Também sou um entusiasta do “off-label”, que é uma fonte de inovação na medicina. Foi através dele, por exemplo, que um anestésico velho, a cetamina, está sendo reciclado como antidepressivo. Mas não é porque o médico tem autonomia que ele deve prescrever o que a ciência já mostrou que não funciona, especialmente quando há precedentes de veto do CFM a outras drogas e tratamentos.
Além da questão da cloroquina, há uma
indisfarçável simpatia de conselheiros da atual gestão pelo governo Bolsonaro,
que se materializa em pareceres, artigos na imprensa e até na presença de
membros do colegiado numa reunião do chamado gabinete
paralelo.
O problema, porém, é mais profundo do que
uma aliança circunstancial entre conselheiros e governantes. Tem a ver com o
próprio desenho do órgão, que é ao mesmo tempo entidade que zela por interesses
de classe e autarquia com poderes normativos.

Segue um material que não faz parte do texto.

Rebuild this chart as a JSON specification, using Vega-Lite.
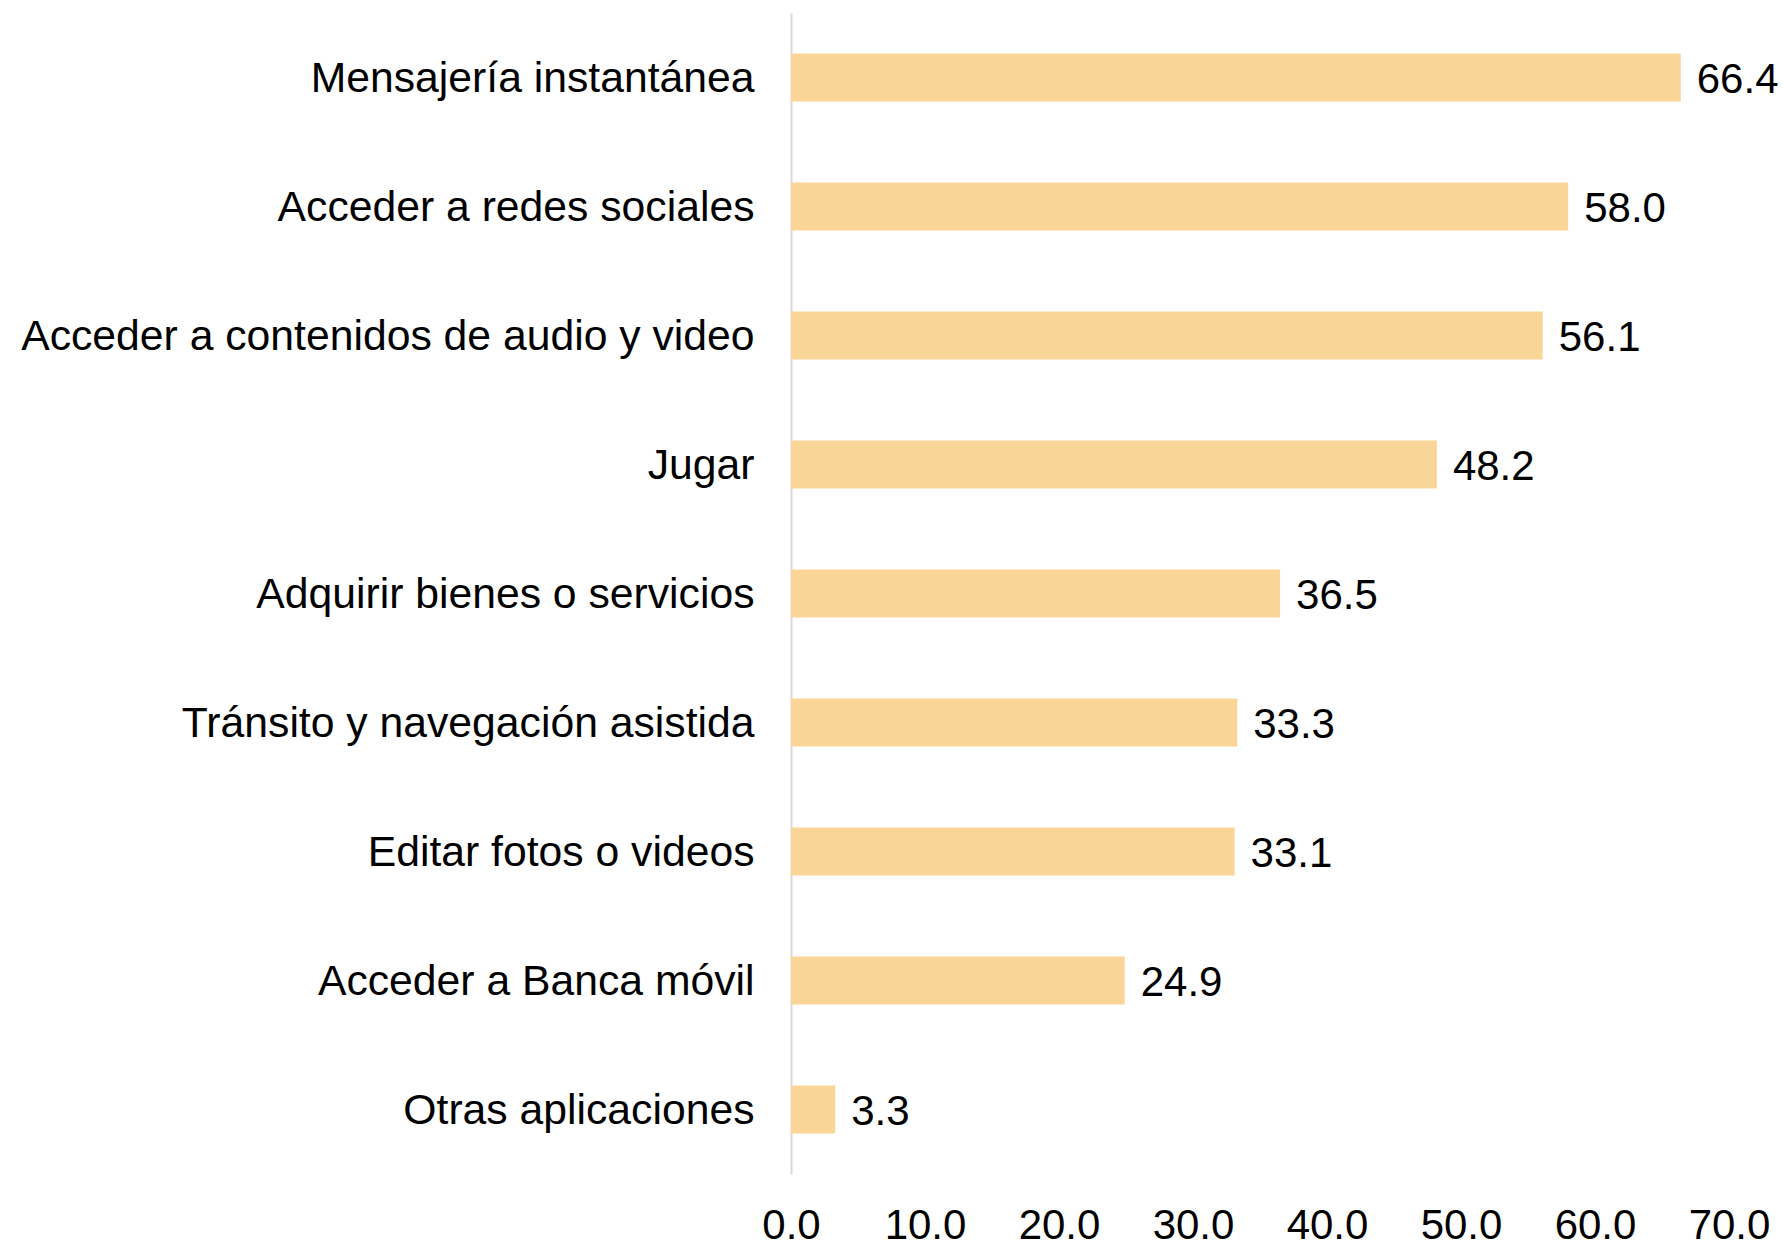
{
  "$schema": "https://vega.github.io/schema/vega-lite/v6.json",
  "autosize": "none",
  "width": 938,
  "height": 1161,
  "padding": {"left": 791, "top": 13, "right": 54, "bottom": 73},
  "background": "white",
  "config": {
    "view": {"stroke": null},
    "font": "Liberation Sans",
    "axis": {"labelFont": "Liberation Sans", "labelColor": "#000000"}
  },
  "data": {
    "values": [
      {"categoria": "Mensajería instantánea", "valor": 66.4},
      {"categoria": "Acceder a redes sociales", "valor": 58.0},
      {"categoria": "Acceder a contenidos de audio y video", "valor": 56.1},
      {"categoria": "Jugar", "valor": 48.2},
      {"categoria": "Adquirir bienes o servicios", "valor": 36.5},
      {"categoria": "Tránsito y navegación asistida", "valor": 33.3},
      {"categoria": "Editar fotos o videos", "valor": 33.1},
      {"categoria": "Acceder a Banca móvil", "valor": 24.9},
      {"categoria": "Otras aplicaciones", "valor": 3.3}
    ]
  },
  "encoding": {
    "y": {
      "field": "categoria",
      "type": "nominal",
      "sort": null,
      "scale": {"paddingInner": 0.628, "paddingOuter": 0.314},
      "axis": {
        "title": null,
        "ticks": false,
        "domain": true,
        "domainColor": "#d9d9d9",
        "domainWidth": 2,
        "labelFontSize": 42.7,
        "labelPadding": 37,
        "labelLimit": 1000,
        "labelOffset": 1
      }
    },
    "x": {
      "field": "valor",
      "type": "quantitative",
      "scale": {"domain": [0, 70], "nice": false},
      "axis": {
        "title": null,
        "values": [0, 10, 20, 30, 40, 50, 60, 70],
        "format": ".1f",
        "grid": false,
        "ticks": false,
        "domain": false,
        "labelFontSize": 42,
        "labelPadding": 31,
        "labelFlush": false,
        "labelOverlap": false
      }
    }
  },
  "layer": [
    {"mark": {"type": "bar", "color": "#F9D597"}},
    {
      "mark": {"type": "text", "align": "left", "baseline": "middle", "dx": 16, "dy": 2, "fontSize": 42, "color": "#000000", "font": "Liberation Sans"},
      "encoding": {"text": {"field": "valor", "type": "quantitative", "format": ".1f"}}
    }
  ]
}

A primeira condição lhe dá legitimidade
para defender pautas corporativas —foi, aliás, uma delas, a rejeição ao Mais
Médicos, que aproximou muitos profissionais de saúde do bolsonarismo. A segunda
exigiria que tivesse em vista apenas o interesse público e operasse
exclusivamente com base em critérios científicos.
Juntar ciência e CFM na mesma frase sempre
foi arriscado. Basta ver que o conselho reconhece a homeopatia como
especialidade médica, embora seu estatuto epistemológico seja, numa hipótese
generosa, controverso. O médico em busca de respaldo científico faz melhor se
ignorar o CFM e ouvir as sociedades de especialistas.